Le ton « cruel » et « ému », est dépourvu de pathos. Si la matière est ambiguë, le style qui joue avec le langage poétique (coupes, cadences, rythmes) explore tout autant les possibles d’un « dire ». Les mots flottent et cherchent leur place entre exclamation, interrogation et affirmation, brouillant ainsi les frontières de l’action et de la diction, déployant les seuils d’interprétation. En ce sens, ce théâtre est aussi celui d’un questionnement moderne de la lecture et de l’acte, une mise en abyme de l’espace de la communication.

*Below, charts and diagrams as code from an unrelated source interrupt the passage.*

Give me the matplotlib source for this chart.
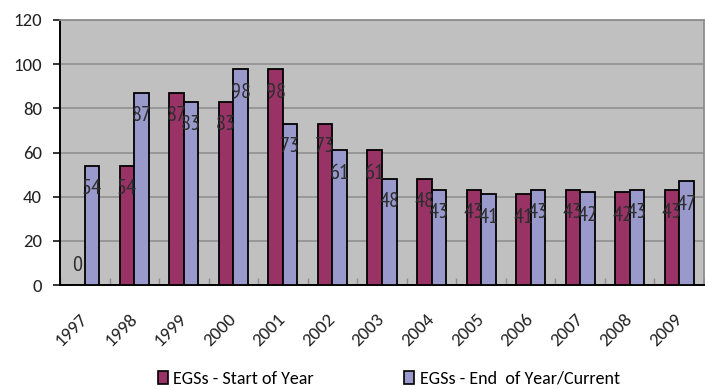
import numpy as np
import matplotlib
matplotlib.use("Agg")
import matplotlib.pyplot as plt
from matplotlib.patches import Patch

years = ["1997", "1998", "1999", "2000", "2001", "2002", "2003",
         "2004", "2005", "2006", "2007", "2008", "2009"]
start_of_year = [0, 54, 87, 83, 98, 73, 61, 48, 43, 41, 43, 42, 43]
end_of_year = [54, 87, 83, 98, 73, 61, 48, 43, 41, 43, 42, 43, 47]
series_names = ["EGSs - Start of Year", "EGSs - End  of Year/Current"]
y_ticks = [0, 20, 40, 60, 80, 100, 120]

RED = "#993366"
BLUE = "#9999CC"
GRID = "#8C8C8C"

W, H = 705, 389
fig = plt.figure(figsize=(W / 100, H / 100), dpi=100)
ax = fig.add_axes([60 / W, 1 - 285 / H, 644 / W, 265 / H])
ax.set_facecolor("#C0C0C0")

x = np.arange(len(years))
bw = 0.293
b1 = ax.bar(x - bw / 2, start_of_year, bw, color=RED, edgecolor="black",
            linewidth=1.3, zorder=3)
b2 = ax.bar(x + bw / 2, end_of_year, bw, color=BLUE, edgecolor="black",
            linewidth=1.3, zorder=3)

# data labels sit just inside the top of each bar
lab_font = dict(family=["PT Sans Narrow", "DejaVu Sans"], size=16,
                color="#2e2e2e")
for bars, vals in [(b1, start_of_year), (b2, end_of_year)]:
    for r, v in zip(bars, vals):
        off = 14 if v == 0 else -16.5
        ax.annotate(str(v), (r.get_x() + r.get_width() / 2, v),
                    xytext=(0, off), textcoords="offset points",
                    ha="center", va="center", zorder=5, **lab_font)

ax.set_xlim(-0.5, len(years) - 0.5)
ax.set_ylim(0, 120)
ax.set_yticks(y_ticks)
ax.yaxis.grid(True, color=GRID, linewidth=1.1, zorder=1)
ax.set_axisbelow(True)

tick_font = dict(family=["Carlito", "DejaVu Sans"], size=13.5,
                 color="#222222")
ax.set_yticklabels([str(t) for t in y_ticks], **tick_font)
ax.tick_params(axis="y", direction="out", length=5, width=1.1, pad=8)

ax.set_xticks(x)
ax.set_xticklabels(years, rotation=45, ha="right", va="center",
                   rotation_mode="anchor", **tick_font)
ax.tick_params(axis="x", which="major", length=0, pad=23)
ax.set_xticks(np.arange(-0.5, len(years)), minor=True)
ax.tick_params(axis="x", which="minor", direction="in", length=5,
               width=1.0, color=GRID)

for side in ["left", "bottom"]:
    ax.spines[side].set_color("black")
    ax.spines[side].set_linewidth(1.4)
for side in ["top", "right"]:
    ax.spines[side].set_color(GRID)
    ax.spines[side].set_linewidth(1.3)

handles = [Patch(facecolor=RED, edgecolor="black", linewidth=1.2),
           Patch(facecolor=BLUE, edgecolor="black", linewidth=1.2)]
fig.legend(handles, series_names, loc="center", ncol=2,
           bbox_to_anchor=(389 / W, 1 - 379 / H), frameon=False,
           prop={"family": ["Carlito", "DejaVu Sans"], "size": 13},
           handlelength=0.55, handleheight=0.7, handletextpad=0.3,
           columnspacing=5.0, borderpad=0)

fig.savefig("out.png", dpi=100)
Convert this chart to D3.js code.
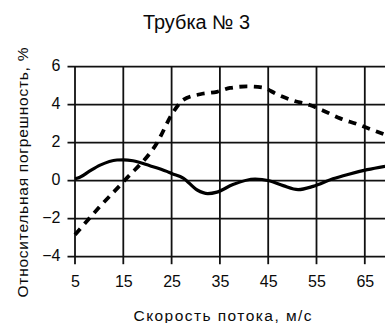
<!DOCTYPE html>
<html>
<head>
<meta charset="utf-8">
<script src="https://cdn.jsdelivr.net/npm/d3@7"></script>
<style>
  html, body { margin: 0; padding: 0; background: #fff; }
  svg { display: block; font-family: "Liberation Sans", Arial, sans-serif; }
</style>
</head>
<body>
<svg id="chart" width="385" height="323"></svg>
<script>
// Flow speed, m/s, and relative error, %, for two measurement runs
const solidSpeed = [5, 6, 8, 10.2, 13.7, 15, 17, 20.5, 24, 25, 27.4, 30.3, 32.5, 34.4, 37.7, 42.3, 45.2, 48.1, 51.2, 54.3, 58.4, 61.5, 65.5, 69.2];
const solidError = [0.1, 0.18, 0.5, 0.82, 1.09, 1.1, 1.05, 0.79, 0.49, 0.38, 0.14, -0.49, -0.68, -0.6, -0.2, 0.09, 0.0, -0.26, -0.47, -0.3, 0.1, 0.33, 0.58, 0.76];

const dashSpeed = [5, 10, 15.4, 22, 25.3, 27.4, 30.9, 34.4, 37.1, 40.6, 43.9, 46.8, 50.1, 53.6, 56.3, 59.9, 63.4, 66.5, 69.2];
const dashError = [-2.85, -1.4, 0.05, 2.0, 3.6, 4.25, 4.55, 4.68, 4.88, 4.96, 4.9, 4.55, 4.22, 3.98, 3.7, 3.28, 2.98, 2.68, 2.42];

const xTicks = [5, 15, 25, 35, 45, 55, 65];
const yTicks = [-4, -2, 0, 2, 4, 6];

const titleText = "Трубка № 3";
const xTitle = "Скорость потока, м/с";
const yTitle = "Относительная погрешность, %";

const svg = d3.select("#chart");
const plotLeft = 75, plotTop = 66.7, plotBottom = 256.7, plotRight = 385;
const tickLen = 7.5;
const textColor = "#0a0a0a";

const x = d3.scaleLinear().domain([5, 70]).range([plotLeft, plotLeft + 65 * 4.83]);
const y = d3.scaleLinear().domain([-4, 6]).range([plotBottom, plotTop]);

// grid lines with outward ticks
const grid = svg.append("g");
grid.selectAll("path.h").data(yTicks).join("path").attr("class", "h")
  .attr("d", d => `M${plotLeft - tickLen},${y(d)}L${plotRight},${y(d)}`)
  .attr("fill", "none").attr("stroke", "#111").attr("stroke-width", 1.8);
grid.selectAll("path.v").data(xTicks).join("path").attr("class", "v")
  .attr("d", d => `M${x(d)},${plotTop}L${x(d)},${plotBottom + tickLen}`)
  .attr("fill", "none").attr("stroke", "#111").attr("stroke-width", 1.8);

// tick labels via axes
const gy = svg.append("g")
  .attr("transform", `translate(${plotLeft - tickLen},0)`)
  .call(d3.axisLeft(y).tickValues(yTicks).tickSize(0).tickPadding(7));
gy.select(".domain").remove();
gy.selectAll(".tick line").remove();
gy.selectAll(".tick text")
  .attr("font-family", "Liberation Sans, Arial, sans-serif")
  .attr("font-size", 16).attr("fill", textColor).attr("dy", "0.25em");

const gx = svg.append("g")
  .attr("transform", `translate(0,${plotBottom + tickLen})`)
  .call(d3.axisBottom(x).tickValues(xTicks).tickSize(0).tickPadding(11.5));
gx.select(".domain").remove();
gx.selectAll(".tick line").remove();
gx.selectAll(".tick text")
  .attr("font-family", "Liberation Sans, Arial, sans-serif")
  .attr("font-size", 16).attr("fill", textColor).attr("dy", "0.71em");

// titles
svg.append("text").attr("x", 196.5).attr("y", 28.5)
  .attr("text-anchor", "middle").attr("font-size", 19.5).attr("fill", textColor)
  .attr("textLength", 107).attr("lengthAdjust", "spacingAndGlyphs")
  .text(titleText);
svg.append("text").attr("x", 222.5).attr("y", 320.5)
  .attr("text-anchor", "middle").attr("font-size", 15.5).attr("fill", textColor)
  .attr("textLength", 178).attr("lengthAdjust", "spacing")
  .text(xTitle);
svg.append("text").attr("transform", "translate(28,172.5) rotate(-90)")
  .attr("text-anchor", "middle").attr("font-size", 15.5).attr("fill", textColor)
  .attr("textLength", 250).attr("lengthAdjust", "spacing")
  .text(yTitle);

const line = d3.line().x(d => x(d[0])).y(d => y(d[1])).curve(d3.curveMonotoneX);

svg.append("path")
  .datum(solidSpeed.map((s, i) => [s, solidError[i]]))
  .attr("d", line).attr("fill", "none")
  .attr("stroke", "#000").attr("stroke-width", 3.2);

svg.append("path")
  .datum(dashSpeed.map((s, i) => [s, dashError[i]]))
  .attr("d", line).attr("fill", "none")
  .attr("stroke", "#000").attr("stroke-width", 3.8)
  .attr("stroke-dasharray", "8,6.5");
</script>
</body>
</html>
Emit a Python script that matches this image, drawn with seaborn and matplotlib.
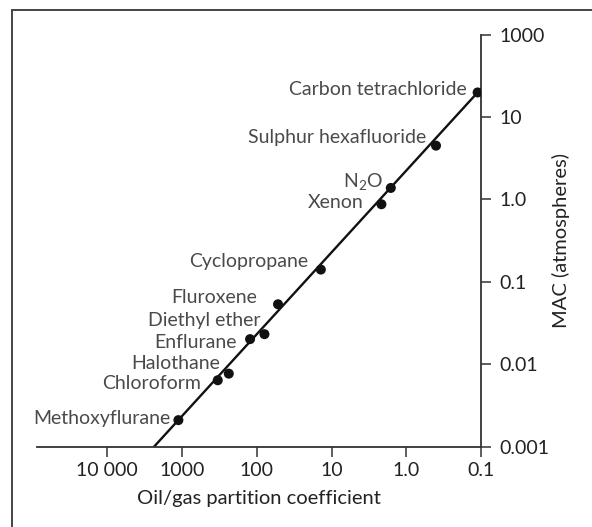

Équilibre bien difficile dans cette pièce d’apparence petite bourgeoise, sentant la naphtaline d’un intérieur souffleté sournoisement par les mythes bibliques et les figures archaïques : la Mère dévoreuse, le corps monstre et machine, le chaos et la fondation. Si on est sans cesse au bord de la tragédie, la parodie - au sens premier - introduit un souffle dans cet univers de violence sourde et lourde.

Cette fable visuelle et auditive joue avec la platitude et prend, ici et là, sauvagement le contre-pied de nos rituels (naissance, enfantement, mort) pour asseoir crûment sur la scène ce que la cérémonie voile : le corps béant, le rictus de plaisir ou de douleur, les eaux, le sang, le sperme. Beaucoup de fluides pour parler de corps morts vivants, de mots qui ne passent pas, d’une parole inhabitée à la manière du corps de la jeune femme. Défier l’isolement, la mort ou l’amour ? Banalité sans doute mais il est nécessaire de sentir et de cesser l’attente. Se sentir vivre dans un toucher qui peut aussi être le Coup.

Questions et « matériaux » éternels et épineux, balancés sur scène, qui éveillent nombre de fantômes dans une époque où le corps est sans cesse montré, dans la caresse ou le massacre. Montré mais inconnu car peu aimé ou bien trop. Le corps, dans toute son intimité, on ne veut surtout pas le voir, le pénétrer. Espace même du sacré. Et sans doute la question serait-elle d’apprendre à devenir mortel, de sentir et de toucher par là une forme de vie, ou tout simplement la liberté.